Retype the whole listing, please, keeping every line exact and dropping the pictures.

>> Begin Source material

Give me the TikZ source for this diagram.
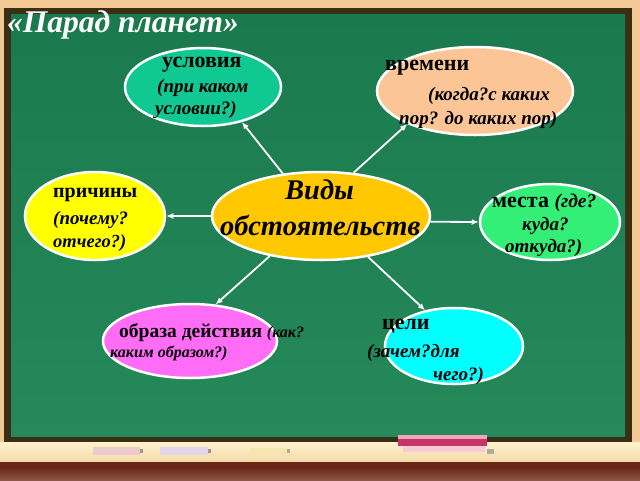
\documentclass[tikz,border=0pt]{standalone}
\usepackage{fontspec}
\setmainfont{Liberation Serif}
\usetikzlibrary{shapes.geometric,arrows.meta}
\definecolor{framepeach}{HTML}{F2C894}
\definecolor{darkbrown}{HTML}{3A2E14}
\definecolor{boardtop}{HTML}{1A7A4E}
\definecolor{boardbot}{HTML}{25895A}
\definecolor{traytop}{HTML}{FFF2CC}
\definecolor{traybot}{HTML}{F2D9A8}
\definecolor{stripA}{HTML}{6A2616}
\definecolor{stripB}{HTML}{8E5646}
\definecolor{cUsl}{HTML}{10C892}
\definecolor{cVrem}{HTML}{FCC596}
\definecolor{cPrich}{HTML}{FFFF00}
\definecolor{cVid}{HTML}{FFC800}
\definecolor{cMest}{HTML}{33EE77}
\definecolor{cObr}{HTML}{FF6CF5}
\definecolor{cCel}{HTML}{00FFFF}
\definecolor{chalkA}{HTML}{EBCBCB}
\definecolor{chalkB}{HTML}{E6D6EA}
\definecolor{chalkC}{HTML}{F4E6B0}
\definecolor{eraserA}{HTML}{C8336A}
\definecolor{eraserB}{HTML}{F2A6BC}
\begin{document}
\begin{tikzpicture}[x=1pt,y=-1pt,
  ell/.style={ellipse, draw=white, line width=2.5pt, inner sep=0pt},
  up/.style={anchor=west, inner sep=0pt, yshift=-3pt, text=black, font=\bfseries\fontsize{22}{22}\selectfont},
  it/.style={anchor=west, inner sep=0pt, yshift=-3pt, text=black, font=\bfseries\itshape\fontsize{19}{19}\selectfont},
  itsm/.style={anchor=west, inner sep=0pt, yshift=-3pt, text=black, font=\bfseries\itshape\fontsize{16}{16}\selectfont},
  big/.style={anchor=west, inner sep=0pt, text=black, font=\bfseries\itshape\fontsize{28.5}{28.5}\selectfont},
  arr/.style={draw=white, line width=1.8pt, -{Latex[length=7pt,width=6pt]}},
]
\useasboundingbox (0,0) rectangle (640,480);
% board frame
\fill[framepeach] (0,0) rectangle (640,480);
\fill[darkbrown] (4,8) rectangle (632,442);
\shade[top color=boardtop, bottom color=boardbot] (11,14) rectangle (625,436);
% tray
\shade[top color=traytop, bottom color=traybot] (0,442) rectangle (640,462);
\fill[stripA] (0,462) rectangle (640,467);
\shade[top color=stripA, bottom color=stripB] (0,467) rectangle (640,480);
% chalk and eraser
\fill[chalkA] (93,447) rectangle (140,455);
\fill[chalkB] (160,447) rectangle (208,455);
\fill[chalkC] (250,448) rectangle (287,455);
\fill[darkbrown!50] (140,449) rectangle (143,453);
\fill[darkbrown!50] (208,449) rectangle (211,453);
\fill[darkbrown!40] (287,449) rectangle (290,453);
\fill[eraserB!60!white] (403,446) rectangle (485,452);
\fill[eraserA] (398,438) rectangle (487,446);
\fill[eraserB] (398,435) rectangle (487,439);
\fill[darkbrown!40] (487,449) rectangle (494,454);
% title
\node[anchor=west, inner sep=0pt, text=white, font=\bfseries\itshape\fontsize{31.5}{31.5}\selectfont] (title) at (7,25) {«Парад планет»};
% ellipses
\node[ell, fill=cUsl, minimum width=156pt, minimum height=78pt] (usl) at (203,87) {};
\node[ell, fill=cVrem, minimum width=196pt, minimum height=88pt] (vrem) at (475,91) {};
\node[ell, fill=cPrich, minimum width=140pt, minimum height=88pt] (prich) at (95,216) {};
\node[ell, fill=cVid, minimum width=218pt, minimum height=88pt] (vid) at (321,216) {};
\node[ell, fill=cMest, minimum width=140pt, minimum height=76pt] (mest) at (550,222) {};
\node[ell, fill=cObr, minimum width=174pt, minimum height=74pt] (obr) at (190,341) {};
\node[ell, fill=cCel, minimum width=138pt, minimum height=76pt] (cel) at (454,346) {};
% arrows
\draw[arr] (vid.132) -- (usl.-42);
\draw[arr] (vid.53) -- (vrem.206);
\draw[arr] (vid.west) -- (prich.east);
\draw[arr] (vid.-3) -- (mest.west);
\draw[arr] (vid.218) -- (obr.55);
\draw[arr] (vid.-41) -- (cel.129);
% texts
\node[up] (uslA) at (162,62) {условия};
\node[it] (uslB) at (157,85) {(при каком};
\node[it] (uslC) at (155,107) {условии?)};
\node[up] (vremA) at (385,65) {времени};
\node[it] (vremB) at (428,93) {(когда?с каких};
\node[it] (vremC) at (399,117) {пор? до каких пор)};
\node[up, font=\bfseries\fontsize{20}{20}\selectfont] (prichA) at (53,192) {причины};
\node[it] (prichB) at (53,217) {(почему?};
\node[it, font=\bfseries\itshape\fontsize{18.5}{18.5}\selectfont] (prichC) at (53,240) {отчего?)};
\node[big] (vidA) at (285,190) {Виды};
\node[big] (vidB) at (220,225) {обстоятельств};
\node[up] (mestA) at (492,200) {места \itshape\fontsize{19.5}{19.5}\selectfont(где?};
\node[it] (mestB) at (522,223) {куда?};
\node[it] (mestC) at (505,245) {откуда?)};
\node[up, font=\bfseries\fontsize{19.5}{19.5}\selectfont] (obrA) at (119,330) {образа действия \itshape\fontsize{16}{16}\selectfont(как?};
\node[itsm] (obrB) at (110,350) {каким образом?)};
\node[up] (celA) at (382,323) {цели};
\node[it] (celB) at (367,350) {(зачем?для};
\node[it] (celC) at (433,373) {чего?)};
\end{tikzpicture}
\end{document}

>> End Source material

- _Result_
Give me the TikZ source for this diagram.
\documentclass[tikz,border=0pt]{standalone}
\usepackage{fontspec}
\setmainfont{Liberation Serif}
\usetikzlibrary{shapes.geometric,arrows.meta}
\definecolor{framepeach}{HTML}{F2C894}
\definecolor{darkbrown}{HTML}{3A2E14}
\definecolor{boardtop}{HTML}{1A7A4E}
\definecolor{boardbot}{HTML}{25895A}
\definecolor{traytop}{HTML}{FFF2CC}
\definecolor{traybot}{HTML}{F2D9A8}
\definecolor{stripA}{HTML}{6A2616}
\definecolor{stripB}{HTML}{8E5646}
\definecolor{cUsl}{HTML}{10C892}
\definecolor{cVrem}{HTML}{FCC596}
\definecolor{cPrich}{HTML}{FFFF00}
\definecolor{cVid}{HTML}{FFC800}
\definecolor{cMest}{HTML}{33EE77}
\definecolor{cObr}{HTML}{FF6CF5}
\definecolor{cCel}{HTML}{00FFFF}
\definecolor{chalkA}{HTML}{EBCBCB}
\definecolor{chalkB}{HTML}{E6D6EA}
\definecolor{chalkC}{HTML}{F4E6B0}
\definecolor{eraserA}{HTML}{C8336A}
\definecolor{eraserB}{HTML}{F2A6BC}
\begin{document}
\begin{tikzpicture}[x=1pt,y=-1pt,
  ell/.style={ellipse, draw=white, line width=2.5pt, inner sep=0pt},
  up/.style={anchor=west, inner sep=0pt, yshift=-3pt, text=black, font=\bfseries\fontsize{22}{22}\selectfont},
  it/.style={anchor=west, inner sep=0pt, yshift=-3pt, text=black, font=\bfseries\itshape\fontsize{19}{19}\selectfont},
  itsm/.style={anchor=west, inner sep=0pt, yshift=-3pt, text=black, font=\bfseries\itshape\fontsize{16}{16}\selectfont},
  big/.style={anchor=west, inner sep=0pt, text=black, font=\bfseries\itshape\fontsize{28.5}{28.5}\selectfont},
  arr/.style={draw=white, line width=1.8pt, -{Latex[length=7pt,width=6pt]}},
]
\useasboundingbox (0,0) rectangle (640,480);
% board frame
\fill[framepeach] (0,0) rectangle (640,480);
\fill[darkbrown] (4,8) rectangle (632,442);
\shade[top color=boardtop, bottom color=boardbot] (11,14) rectangle (625,436);
% tray
\shade[top color=traytop, bottom color=traybot] (0,442) rectangle (640,462);
\fill[stripA] (0,462) rectangle (640,467);
\shade[top color=stripA, bottom color=stripB] (0,467) rectangle (640,480);
% chalk and eraser
\fill[chalkA] (93,447) rectangle (140,455);
\fill[chalkB] (160,447) rectangle (208,455);
\fill[chalkC] (250,448) rectangle (287,455);
\fill[darkbrown!50] (140,449) rectangle (143,453);
\fill[darkbrown!50] (208,449) rectangle (211,453);
\fill[darkbrown!40] (287,449) rectangle (290,453);
\fill[eraserB!60!white] (403,446) rectangle (485,452);
\fill[eraserA] (398,438) rectangle (487,446);
\fill[eraserB] (398,435) rectangle (487,439);
\fill[darkbrown!40] (487,449) rectangle (494,454);
% title
\node[anchor=west, inner sep=0pt, text=white, font=\bfseries\itshape\fontsize{31.5}{31.5}\selectfont] (title) at (7,25) {«Парад планет»};
% ellipses
\node[ell, fill=cUsl, minimum width=156pt, minimum height=78pt] (usl) at (203,87) {};
\node[ell, fill=cVrem, minimum width=196pt, minimum height=88pt] (vrem) at (475,91) {};
\node[ell, fill=cPrich, minimum width=140pt, minimum height=88pt] (prich) at (95,216) {};
\node[ell, fill=cVid, minimum width=218pt, minimum height=88pt] (vid) at (321,216) {};
\node[ell, fill=cMest, minimum width=140pt, minimum height=76pt] (mest) at (550,222) {};
\node[ell, fill=cObr, minimum width=174pt, minimum height=74pt] (obr) at (190,341) {};
\node[ell, fill=cCel, minimum width=138pt, minimum height=76pt] (cel) at (454,346) {};
% arrows
\draw[arr] (vid.132) -- (usl.-42);
\draw[arr] (vid.53) -- (vrem.206);
\draw[arr] (vid.west) -- (prich.east);
\draw[arr] (vid.-3) -- (mest.west);
\draw[arr] (vid.218) -- (obr.55);
\draw[arr] (vid.-41) -- (cel.129);
% texts
\node[up] (uslA) at (162,62) {условия};
\node[it] (uslB) at (157,85) {(при каком};
\node[it] (uslC) at (155,107) {условии?)};
\node[up] (vremA) at (385,65) {времени};
\node[it] (vremB) at (428,93) {(когда?с каких};
\node[it] (vremC) at (399,117) {пор? до каких пор)};
\node[up, font=\bfseries\fontsize{20}{20}\selectfont] (prichA) at (53,192) {причины};
\node[it] (prichB) at (53,217) {(почему?};
\node[it, font=\bfseries\itshape\fontsize{18.5}{18.5}\selectfont] (prichC) at (53,240) {отчего?)};
\node[big] (vidA) at (285,190) {Виды};
\node[big] (vidB) at (220,225) {обстоятельств};
\node[up] (mestA) at (492,200) {места \itshape\fontsize{19.5}{19.5}\selectfont(где?};
\node[it] (mestB) at (522,223) {куда?};
\node[it] (mestC) at (505,245) {откуда?)};
\node[up, font=\bfseries\fontsize{19.5}{19.5}\selectfont] (obrA) at (119,330) {образа действия \itshape\fontsize{16}{16}\selectfont(как?};
\node[itsm] (obrB) at (110,350) {каким образом?)};
\node[up] (celA) at (382,323) {цели};
\node[it] (celB) at (367,350) {(зачем?для};
\node[it] (celC) at (433,373) {чего?)};
\end{tikzpicture}
\end{document}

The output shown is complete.